Кондрашин из третьих, про кого говорят: глаза боятся, а руки делают. Слава Богу, не перевелись еще у нас делатели-мастера, ими, как известно, дело ставится, и праведники тоже не повывелись, на них земля держится. Впрочем, что это я заговорил о праведниках, когда предмет нашего разговора – человек игры, игрок? А игроки и праведники традиционно воспринимаются как фигуры полярные: у праведника есть за душой святое, а у игрока (в русской классической литературе игроками назывались картежники) ничего святого нет.

Как Петрович расписывал «пулю»

Карты, игральные карты, которые так много значат у Пушкина, Лермонтова, Гоголя, долгие годы были у нас на подозрении. Между тем человек, пожалуй, ни в чем не раскрывается так быстро и полно, как в игре, в том числе и карточной.

Однажды Пинчук поделился со мной своими наблюдениями над расписывающим «пулю» Кондрашиным.

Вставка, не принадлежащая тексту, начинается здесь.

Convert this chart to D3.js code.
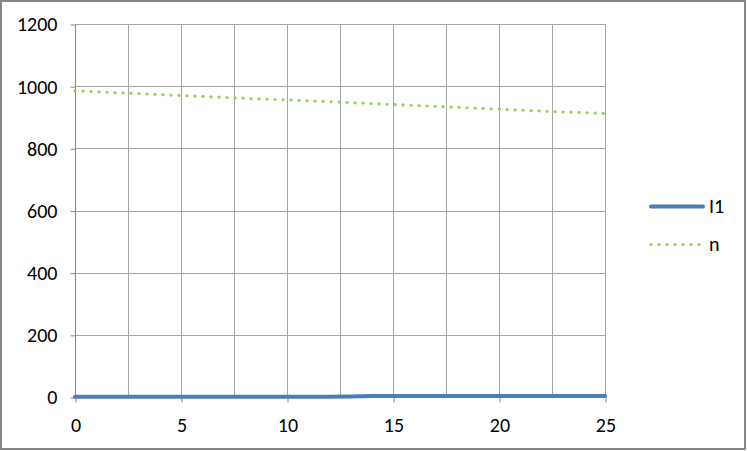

– Как, спрашиваешь, Петрович в преф играет? А как и в баскетбол – от обороны. Если у него на руках восемь взяток, он закажет семерную; если у меня восемь – я закажу восьмерную; а Серега Чесноков[3] и с семью верными рискнет на девятерную. При таком подходе Петрович сильно никогда не залетит, но и очень много не выиграет. И в баскетболе больше всего ценит надежность, фундаментальность, логичность. Заметь, он не требует от своих игроков риска, не призывает увлекаться трехочковыми бросками. Кстати, когда Петрович сам играл, то прекрасно бросал издалека от головы двумя руками. Тогда трех очков это не приносило, но он шел на риск. Впрочем, риском, скорее всего, это не считал: бросок у него был поставлен отменно. И потом, наверное, как настоящий тренер, руководствовался английской спортивной мудростью: «Хочешь быть тренером – забудь, как ты играл». Всяческие экстравагантности в игре ему претят. У него весьма своеобразная табель о рангах: если все вокруг называют талантливого, но пижонистого баскетболиста князем, он считает его плебеем. Таланта не отрицает, но пижонства, стремления пустить пыль в глаза не выносит. Зато Хомичюсом восторгается, потому что тот, как папа Карло, пашет все сорок минут, отрабатывает и за себя и за других. Азарт свой Петрович придерживает. И в баскетболе, и в картах. И там и там он неожиданен и непредсказуем. Питерские друзья Петровича преувеличивают, по-моему, и невозможную сложность его перекрученного характера, и его абсолютную непредсказуемость. А он просто очень умный человек, и как всякий природно умный мужик сложен и непредсказуем. Я однажды с ним в «Стреле» всю ночь в купе проговорил и понял, что уже продуманную мной книгу о нем надо передумывать заново… Сколько нового открылось мне в этом человеке, которого я знал, казалось, целую вечность!